Question

Three resistances each of $4\Omega $ are connected in the form of an equilateral triangle. The effective resistance between any two corners is
A. $8\Omega $
B. $12\Omega $
C. $\dfrac{8}{3}\Omega $
D. $\dfrac{3}{8}\Omega $

Answer 1

Hint:Equilateral triangle corresponds to those triangles whose all sides and angles are equal. To find the effective resistance between the corners we have to first make a simplified circuit. Two of the resistance will be in series while the other in parallel. Then by calculating the total resistance we will find the answer.

Complete step by step answer:
The figure as per the question suggested is below:

We have to find the effective resistance between A and B. In order to find this, the simplified circuit we get is the place where ACB are in series with parallel combination to AB.The figure is depicted below:

The resistance between ACB is in series condition. Let the total resistance in the circuit ACB be ${R_1}$.Therefore,
${R_1} = \left( {4 + 4} \right)\Omega = 8\Omega $
The resistance ${R_1}$ is in parallel with the resistance in the circuit AB.Let the effective resistance between the corners A and B be $R$.
$R = \dfrac{{8 \times 4}}{{8 + 4}} = \dfrac{8}{3}\Omega $

Thus, the effective resistance across any corner of the equilateral triangle is $\dfrac{8}{3}\Omega $.

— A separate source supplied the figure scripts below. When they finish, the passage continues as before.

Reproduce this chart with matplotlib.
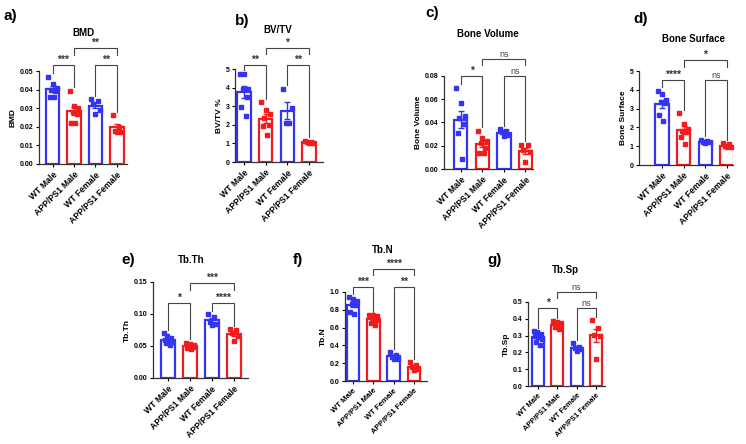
import numpy as np
import matplotlib
matplotlib.use('Agg')
import matplotlib.pyplot as plt
from matplotlib.ticker import FormatStrFormatter

plt.rcParams['font.family'] = ['Liberation Sans', 'DejaVu Sans']
plt.rcParams['font.weight'] = 'bold'

groups = ['WT Male', 'APP/PS1 Male', 'WT Female', 'APP/PS1 Female']
colors = ['#3434f4', '#f21c1c', '#3434f4', '#f21c1c']

bmd = [[0.047, 0.043, 0.041, 0.040, 0.039, 0.036, 0.036],
       [0.0394, 0.031, 0.030, 0.028, 0.027, 0.022, 0.022],
       [0.035, 0.034, 0.032, 0.029, 0.027],
       [0.0263, 0.020, 0.018, 0.017, 0.017]]
bvtv = [[4.75, 4.75, 3.95, 3.9, 3.5, 2.95, 2.5],
        [3.22, 2.79, 2.6, 2.39, 1.98, 1.92, 1.44],
        [3.95, 2.9, 2.1, 2.1],
        [1.15, 1.1, 1.05, 1.0, 1.0]]
bone_vol = [[0.070, 0.057, 0.046, 0.044, 0.039, 0.031, 0.0086],
            [0.033, 0.0266, 0.024, 0.022, 0.018, 0.0137, 0.0137],
            [0.034, 0.033, 0.032, 0.029, 0.0286],
            [0.021, 0.021, 0.016, 0.0143, 0.0057]]
bone_surf = [[3.95, 3.8, 3.45, 3.35, 3.3, 2.65, 2.35],
             [2.77, 2.2, 1.94, 1.82, 1.75, 1.5, 1.12],
             [1.35, 1.3, 1.2, 1.2, 1.15],
             [1.15, 1.1, 1.0, 0.95, 0.95]]
tb_th = [[0.070, 0.066, 0.062, 0.060, 0.058, 0.056, 0.055, 0.052],
         [0.055, 0.053, 0.051, 0.050, 0.049, 0.047, 0.046],
         [0.0996, 0.096, 0.088, 0.085, 0.083],
         [0.076, 0.075, 0.070, 0.065, 0.058]]
tb_n = [[0.94, 0.925, 0.90, 0.87, 0.85, 0.77, 0.75],
        [0.745, 0.74, 0.73, 0.72, 0.69, 0.655, 0.63],
        [0.33, 0.29, 0.27, 0.25, 0.245],
        [0.21, 0.18, 0.16, 0.14, 0.12]]
tb_sp = [[0.33, 0.32, 0.31, 0.30, 0.29, 0.28, 0.26, 0.245],
         [0.385, 0.38, 0.375, 0.37, 0.36, 0.35, 0.34],
         [0.255, 0.235, 0.225, 0.22, 0.21],
         [0.395, 0.345, 0.305, 0.30, 0.16]]

# significance: (WT M vs APP M, WT F vs APP F, APP M vs APP F)
sig_a = ['***', '**', '**']
sig_b = ['**', '**', '*']
sig_c = ['*', 'ns', 'ns']
sig_d = ['****', 'ns', '*']
sig_e = ['*', '****', '***']
sig_f = ['***', '**', '****']
sig_g = ['*', 'ns', 'ns']

W, H = 746, 444

# letter, title, ylabel, data, sig, ymax, ystep, fmt, bracket levels,
# axes px (left, right, top, bottom), xlim, letter px, title px, tick font
panels = [
    ('a)', 'BMD', 'BMD', bmd, sig_a, 0.05, 0.01, '%.2f', (0.0532, 0.0622),
     (39, 127, 71, 164), (-0.63, 3.47), (3, 16), (83, 33), 6.2),
    ('b)', 'BV/TV', 'BV/TV %', bvtv, sig_b, 5, 1, '%d', (5.2, 6.15),
     (235, 323, 69, 162), (-0.42, 3.65), (235, 21), (278, 30), 6.2),
    ('c)', 'Bone Volume', 'Bone Volume', bone_vol, sig_c, 0.08, 0.02, '%.2f', (0.08, 0.095),
     (444, 533, 76, 169), (-0.78, 3.35), (425, 13), (488, 34), 6.2),
    ('d)', 'Bone Surface', 'Bone Surface', bone_surf, sig_d, 5, 1, '%d', (4.54, 5.57),
     (639, 733, 71, 165), (-1.06, 3.28), (633, 19), (693, 39), 6.2),
    ('e)', 'Tb.Th', 'Tb.Th', tb_th, sig_e, 0.15, 0.05, '%.2f', (0.117, 0.148),
     (153, 248, 282, 378), (-0.68, 3.64), (121, 260), (191, 260), 6.2),
    ('f)', 'Tb.N', 'Tb.N', tb_n, sig_f, 1.0, 0.2, '%.1f', (1.056, 1.26),
     (345, 427, 292, 381), (-0.39, 3.64), (293, 260), (383, 250), 5.6),
    ('g)', 'Tb.Sp', 'Tb.Sp', tb_sp, sig_g, 0.5, 0.1, '%.1f', (0.464, 0.56),
     (528, 605, 302, 386), (-0.52, 3.47), (487, 260), (565, 270), 5.3),
]

fig = plt.figure(figsize=(W / 100, H / 100), dpi=100)


def jitter(n):
    base = np.linspace(-0.2, 0.2, n)
    order = [(k * 3) % n for k in range(n)]
    return base[order]


def bracket(ax, x1, x2, y, yl, yr, label):
    ax.plot([x1, x1, x2, x2], [yl, y, y, yr], color='#444444', lw=0.8,
            clip_on=False, solid_joinstyle='miter')
    if label == 'ns':
        ax.text((x1 + x2) / 2, y, label, ha='center', va='bottom',
                fontsize=6.5, fontweight='normal', color='#444444')
    else:
        ax.text((x1 + x2) / 2, y, label, ha='center', va='bottom',
                fontsize=7.5, color='#333333')


for (letter, title, ylab, data, sig, ymax, ystep, fmt, levels,
     px, xlim, lpos, tpos, tfs) in panels:
    l, r, t, b = px
    ax = fig.add_axes([l / W, 1 - b / H, (r - l) / W, (b - t) / H])
    x = np.arange(len(groups))
    means = [np.mean(d) for d in data]
    sems = [np.std(d, ddof=1) / np.sqrt(len(d)) for d in data]
    for i, d in enumerate(data):
        ax.bar(x[i], means[i], width=0.62, facecolor='white',
               edgecolor=colors[i], linewidth=1.6, zorder=2)
        ax.errorbar(x[i], means[i], yerr=sems[i], color=colors[i],
                    capsize=2.5, elinewidth=1.0, capthick=1.0, zorder=3)
        ax.plot(x[i] + jitter(len(d)), d, 's', color=colors[i],
                markersize=3.5, zorder=4, clip_on=False)

    ax.set_xlim(*xlim)
    ax.set_ylim(0, ymax)
    ax.set_yticks(np.arange(0, ymax + ystep / 2, ystep))
    ax.yaxis.set_major_formatter(FormatStrFormatter(fmt))
    ax.set_xticks(x)
    ax.set_xticklabels(groups, rotation=45, ha='right', rotation_mode='anchor',
                       fontsize=tfs, fontweight='bold')
    ax.tick_params(axis='y', labelsize=5, length=2.5, width=0.8, pad=1.5)
    ax.tick_params(axis='x', length=2.5, width=0.8, pad=2)
    for s in ['top', 'right']:
        ax.spines[s].set_visible(False)
    for s in ['left', 'bottom']:
        ax.spines[s].set_linewidth(0.9)
        ax.spines[s].set_color('#333333')
    ax.set_ylabel(ylab, fontsize=6, fontweight='bold', labelpad=2)

    gap = 0.035 * ymax
    low, top = levels
    tops = [max(d) for d in data]
    bracket(ax, 0, 1, low, tops[0] + gap, tops[1] + gap, sig[0])
    bracket(ax, 2, 3, low, tops[2] + gap, tops[3] + gap, sig[1])
    short = 0.07 * ymax
    bracket(ax, 1, 3, top, top - short, top - short, sig[2])

    fig.text(lpos[0] / W, 1 - lpos[1] / H, letter, fontsize=11,
             fontweight='bold', ha='left', va='center')
    fig.text(tpos[0] / W, 1 - tpos[1] / H, title, fontsize=7,
             fontweight='bold', ha='center', va='center')

fig.savefig('out.png', dpi=100)
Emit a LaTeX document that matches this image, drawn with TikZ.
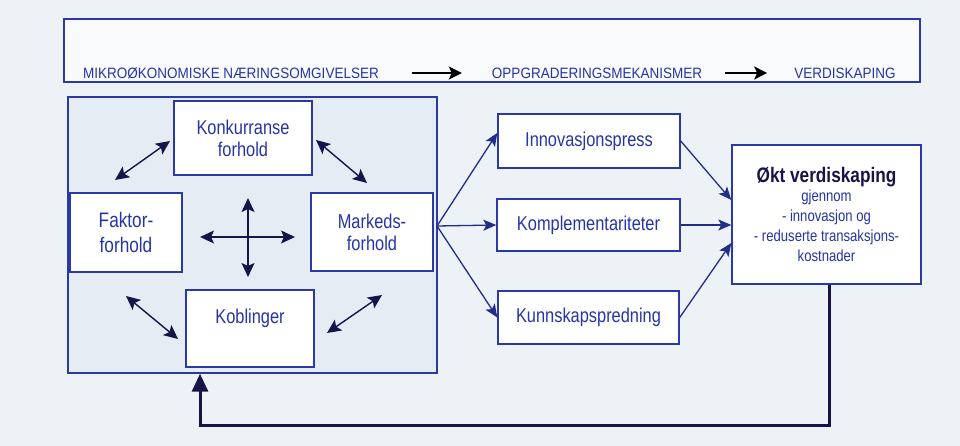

Note: It must be noted that in order to find the resistance of any complex circuit we must simplify it with smaller circuits. The series combination of resistance refers to the combination of resistance in which the algebraic sum of all resistance gives the total resistance. Parallel combination of resistance refers to the combination of resistance in which algebraic sum of reciprocal of all the resistances gives the total value.